The first thing to check is whether you can just filter the offending key out. NULL join keys are almost always a bug:
# If NULL join keys aren't meaningful, drop them before the join.
orders_clean = orders.filter(F.col("customer_id").isNotNull())
joined = orders_clean.join(customers, on="customer_id")If the skew is from a real, legitimately-popular key, the standard trick is salting: add a random suffix to the hot key on one side, explode the other side to match, then join on the combined key. It distributes the work across many partitions at the cost of multiplying the small side.
# Pick a salt range. Bigger = more parallelism, more memory on the small side.
SALT_BUCKETS = 16
# Salt the big (skewed) side: each row gets a random bucket id.
orders_salted = orders.withColumn(
"salt",
(F.rand() * SALT_BUCKETS).cast("int"),
)
# Explode the small side: every row is duplicated SALT_BUCKETS times,
# once for each possible salt value.
customers_exploded = customers.withColumn(
"salt",
F.explode(F.array([F.lit(i) for i in range(SALT_BUCKETS)])),
)
joined = orders_salted.join(
customers_exploded,
on=["customer_id", "salt"],
)It feels ugly the first time you write it. It is ugly. It also takes a job that was running for an hour and brings it down to ten minutes, which is the only thing the on-call rotation cares about.
Spark 3.0+ also ships Adaptive Query Execution (AQE), which can detect skew at runtime and split the offending partitions automatically. Turn it on:
spark.conf.set("spark.sql.adaptive.enabled", "true")
spark.conf.set("spark.sql.adaptive.skewJoin.enabled", "true")AQE handles the easy skew cases for free. For the gnarly ones — pre-aggregations, multi-stage pipelines, joins on derived columns — you’ll still need salting. But AQE on by default is a no-brainer in 2026 and I’m slightly amazed it isn’t.
A few smaller habits that pay off
- Push filters before joins, always. Joining a billion-row table and then filtering to last week’s data is the same answer as filtering first and then joining a 7-million-row table. The second one runs in a fraction of the time. Spark’s optimizer will sometimes do this for you. Don’t rely on it — write the filter first.
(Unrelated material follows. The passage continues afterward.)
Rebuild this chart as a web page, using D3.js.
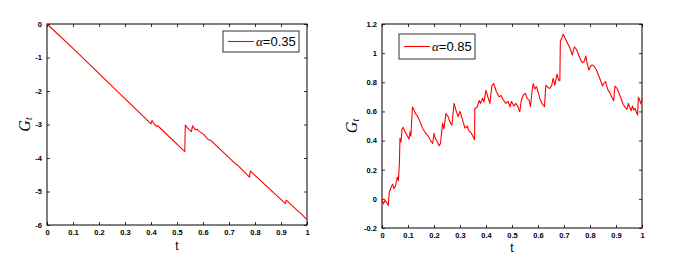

- Project only the columns you need. A
SELECT *before a join carries every column through the shuffle, including the 400-character JSON blob you’re not even using.df.select("id", "amount", "ts")before joining is free performance. - Avoid
.toPandas()on intermediate results. It collects the entire dataframe to the driver. People do this to “check” the output and accidentally OOM the driver on a multi-terabyte job. - Read the Spark UI. I know, it’s ugly. I know, it has six tabs you don’t understand. But the Stages tab will tell you, in five seconds, which task in your job is the slow one and how much data it’s shuffling. It’s the single most useful debugging tool Spark gives you, and most people never open it.
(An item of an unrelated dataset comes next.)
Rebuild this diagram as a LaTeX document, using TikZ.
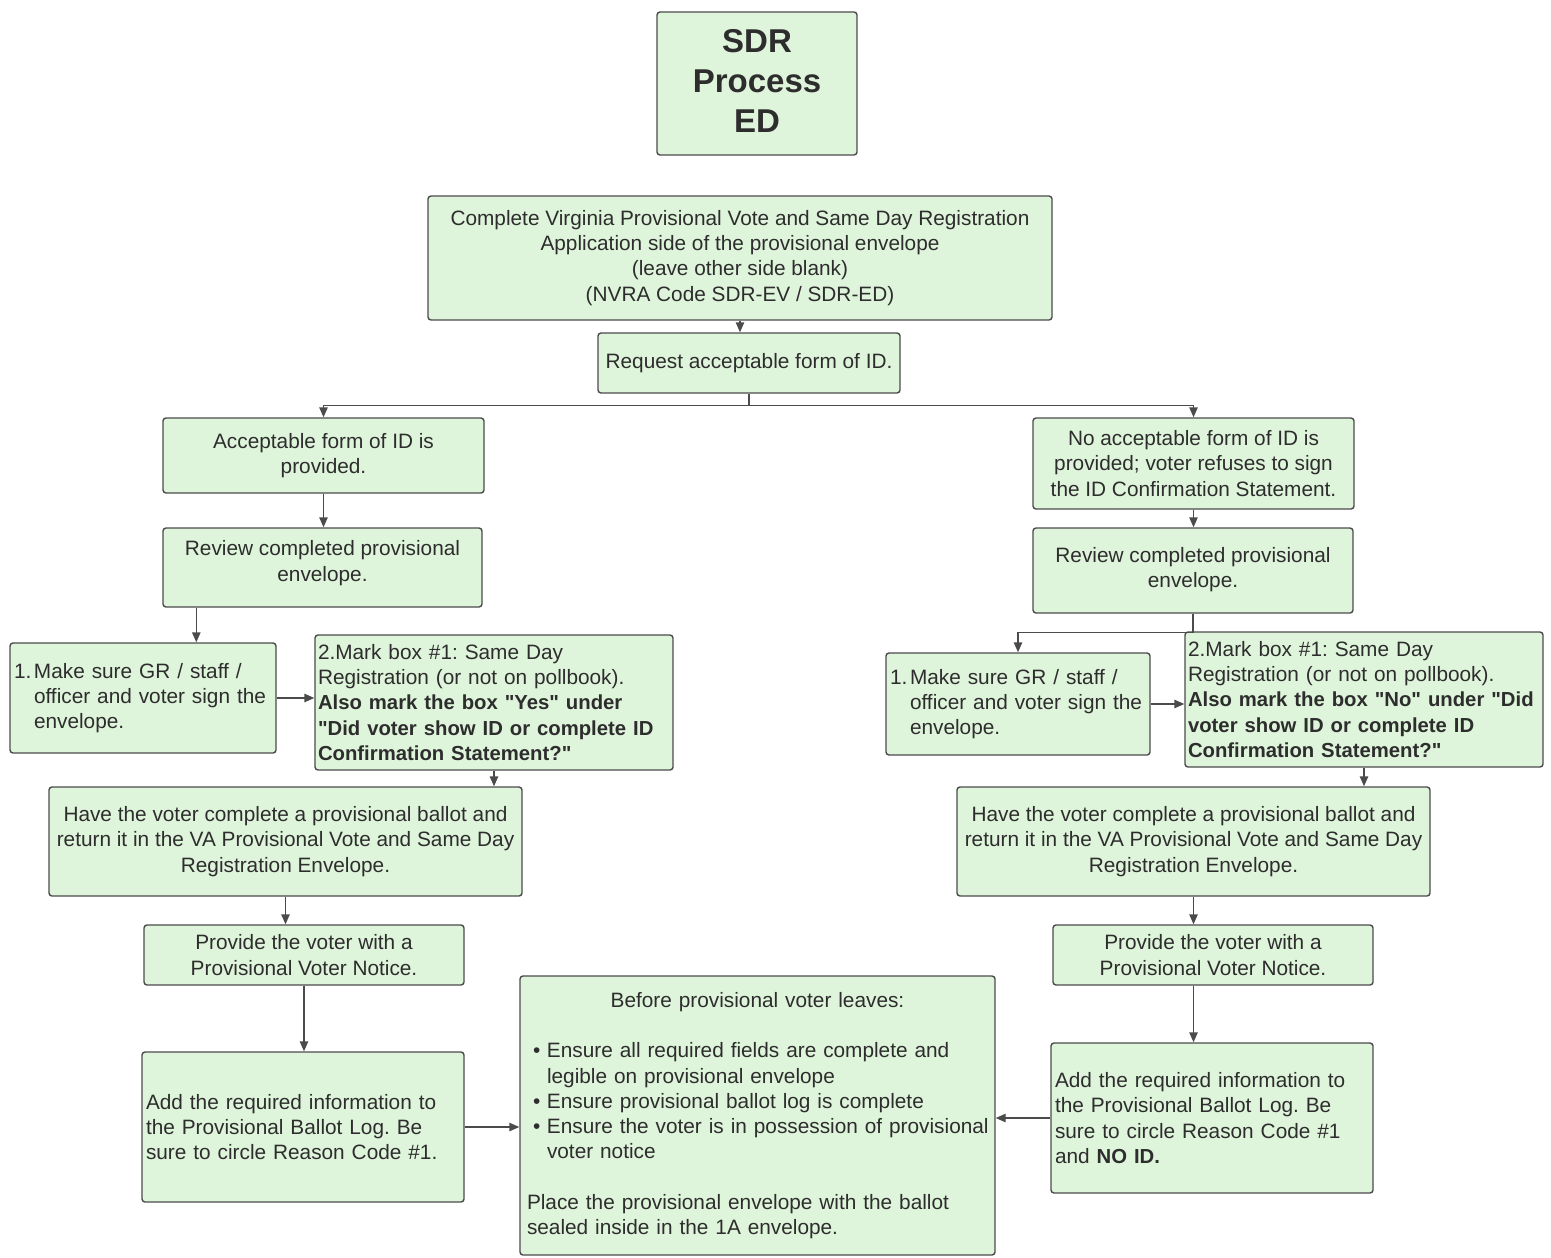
\documentclass[tikz,border=0pt]{standalone}
\usepackage{fontspec}
\setmainfont{Liberation Sans}
\newfontfamily\libsans{Liberation Sans}
\usetikzlibrary{arrows.meta,calc}
\definecolor{boxfill}{RGB}{223,245,219}
\definecolor{boxline}{RGB}{75,75,75}
\definecolor{txt}{RGB}{45,45,45}
\newcommand{\bfs}[1]{{\fontsize{10.15}{12.6}\selectfont\bfseries #1}}
\tikzset{
  box/.style={draw=boxline, fill=boxfill, line width=0.7pt, rounded corners=1.5pt,
    inner xsep=2pt, inner ysep=2pt, text=txt, font=\libsans\fontsize{10.4}{12.6}\selectfont\frenchspacing},
  cbox/.style={box, align=center},
  lbox/.style={box, align=left},
  titlebox/.style={box, align=center, font=\libsans\fontsize{16.5}{20}\selectfont\bfseries},
  arr/.style={draw=boxline, line width=0.7pt, -{Triangle[length=5pt,width=4.2pt]}},
}
\begin{document}
\begin{tikzpicture}[x=0.5pt,y=-0.5pt]
\useasboundingbox (0,0) rectangle (1551,1257);

% title
\node[titlebox, minimum width=100pt, minimum height=71.5pt] (title) at (757,83.5) {SDR\\Process\\ED\\[-17.5pt]\mbox{}};

\node[cbox, minimum width=312pt, minimum height=62pt] (comp) at (740,258)
 {Complete Virginia Provisional Vote and Same Day Registration\\Application side of the provisional envelope\\(leave other side blank)\\(NVRA Code SDR-EV / SDR-ED)};

\node[cbox, minimum width=151pt, minimum height=30pt] (req) at (749,363) {Request acceptable form of ID.};

% left branch
\node[cbox, minimum width=160.5pt, minimum height=37.5pt] (accL) at (323.5,455.5) {Acceptable form of ID is\\provided.};
\node[cbox, minimum width=159.5pt, minimum height=39.5pt] (revL) at (322.5,567.5) {Review completed provisional\\envelope.\\[-6.1pt]\mbox{}};
\node[lbox, text width=129pt, minimum height=55pt] (mkL) at (143,698)
 {\makebox[10pt][l]{1.}Make sure GR / staff /\\\hspace*{10pt}officer and voter sign the\\\hspace*{10pt}envelope.};
\node[lbox, inner xsep=1.5pt, text width=176pt, minimum height=67.5pt] (mtL) at (494,702.5)
 {2.Mark box \#1: Same Day\\Registration (or not on pollbook).\\\bfs{Also mark the box "Yes" under}\\\bfs{"Did voter show ID or complete ID}\\\bfs{Confirmation Statement?"}};
\node[cbox, minimum width=236.5pt, minimum height=54.5pt] (haveL) at (285.5,841.5)
 {Have the voter complete a provisional ballot and\\return it in the VA Provisional Vote and Same Day\\Registration Envelope.};
\node[cbox, minimum width=160pt, minimum height=30pt] (provL) at (304,955) {Provide the voter with a\\Provisional Voter Notice.};
\node[lbox, text width=157pt, minimum height=75pt] (addL) at (303,1127)
 {Add the required information to\\the Provisional Ballot Log. Be\\sure to circle Reason Code \#1.};

% center bottom
\node[box, inner xsep=3.5pt, text width=230.5pt, minimum height=139.5pt] (before) at (757.5,1115.5)
 {\makebox[\linewidth]{Before provisional voter leaves:}\\[12.6pt]
  \raggedright
  \mbox{\hspace*{3pt}\makebox[7pt][l]{\textbullet}Ensure all required fields are complete and}\\
  \mbox{\hspace*{10pt}legible on provisional envelope}\\
  \mbox{\hspace*{3pt}\makebox[7pt][l]{\textbullet}Ensure provisional ballot log is complete}\\
  \mbox{\hspace*{3pt}\makebox[7pt][l]{\textbullet}Ensure the voter is in possession of provisional}\\
  \mbox{\hspace*{10pt}voter notice}\\[12.6pt]
  \mbox{Place the provisional envelope with the ballot}\\
  \mbox{sealed inside in the 1A envelope.}};

% right branch
\node[cbox, minimum width=160.5pt, minimum height=45.5pt] (noR) at (1193.5,463.5)
 {No acceptable form of ID is\\provided; voter refuses to sign\\the ID Confirmation Statement.};
\node[cbox, minimum width=160pt, minimum height=42.5pt] (revR) at (1193,570.5) {Review completed provisional\\envelope.\\[-9.6pt]\mbox{}};
\node[lbox, text width=128pt, minimum height=51pt] (mkR) at (1018,704)
 {\makebox[10pt][l]{1.}Make sure GR / staff /\\\hspace*{10pt}officer and voter sign the\\\hspace*{10pt}envelope.};
\node[lbox, inner xsep=1.5pt, text width=176pt, minimum height=67.5pt] (mtR) at (1364,699.5)
 {2.Mark box \#1: Same Day\\Registration (or not on pollbook).\\\mbox{\bfs{Also mark the box "No" under "Did}}\\\bfs{voter show ID or complete ID}\\\bfs{Confirmation Statement?"}};
\node[cbox, minimum width=236.5pt, minimum height=54.5pt] (haveR) at (1193.5,841.5)
 {Have the voter complete a provisional ballot and\\return it in the VA Provisional Vote and Same Day\\Registration Envelope.};
\node[cbox, minimum width=160pt, minimum height=30pt] (provR) at (1213,955) {Provide the voter with a\\Provisional Voter Notice.};
\node[lbox, text width=157pt, minimum height=75pt] (addR) at (1212,1118)
 {Add the required information to\\the Provisional Ballot Log. Be\\sure to circle Reason Code \#1\\and \bfs{NO ID.}};

% connectors
\draw[arr] (comp.south) -- (comp.south |- req.north);
\draw[arr] (req.south) -- ($(req.south)+(0,12)$) -| (accL.north);
\draw[arr] (req.south) -- ($(req.south)+(0,12)$) -| (noR.north);

\draw[arr] (accL.south) -- (accL.south |- revL.north);
\draw[arr] ([xshift=17pt]revL.south west) -- ([xshift=17pt]revL.south west |- mkL.north);
\draw[arr] (mkL.east) -- (mkL.east -| mtL.west);
\draw[arr] (mtL.south) -- (mtL.south |- haveL.north);
\draw[arr] (haveL.south) -- (haveL.south |- provL.north);
\draw[arr] (provL.south) -- (provL.south |- addL.north);
\draw[arr] (addL.east) -- (addL.east -| before.west);

\draw[arr] (noR.south) -- (noR.south |- revR.north);
\draw[arr] (revR.south) -- ($(revR.south)+(0,19)$) -| (mkR.north);
\draw[arr] (mkR.east) -- (mkR.east -| mtR.west);
\draw[arr] (mtR.south) -- (mtR.south |- haveR.north);
\draw[arr] (haveR.south) -- (haveR.south |- provR.north);
\draw[arr] (provR.south -| haveR.south) -- (addR.north -| haveR.south);
\draw[arr] (addR.west) -- (addR.west -| before.east);
\end{tikzpicture}
\end{document}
- Cache strategically, not reflexively. Caching a dataframe that’s only used once is pure overhead. Caching one that’s used in three downstream joins is gold. Be deliberate.
The mental model
The whole game with PySpark performance is: avoid moving data. Filters move zero data. Projections move zero data. Broadcasts move a tiny amount of data once. Sort-merge joins move all the data. If you’re slow, find the shuffle and ask whether it has to be there. Most of the time, it doesn’t.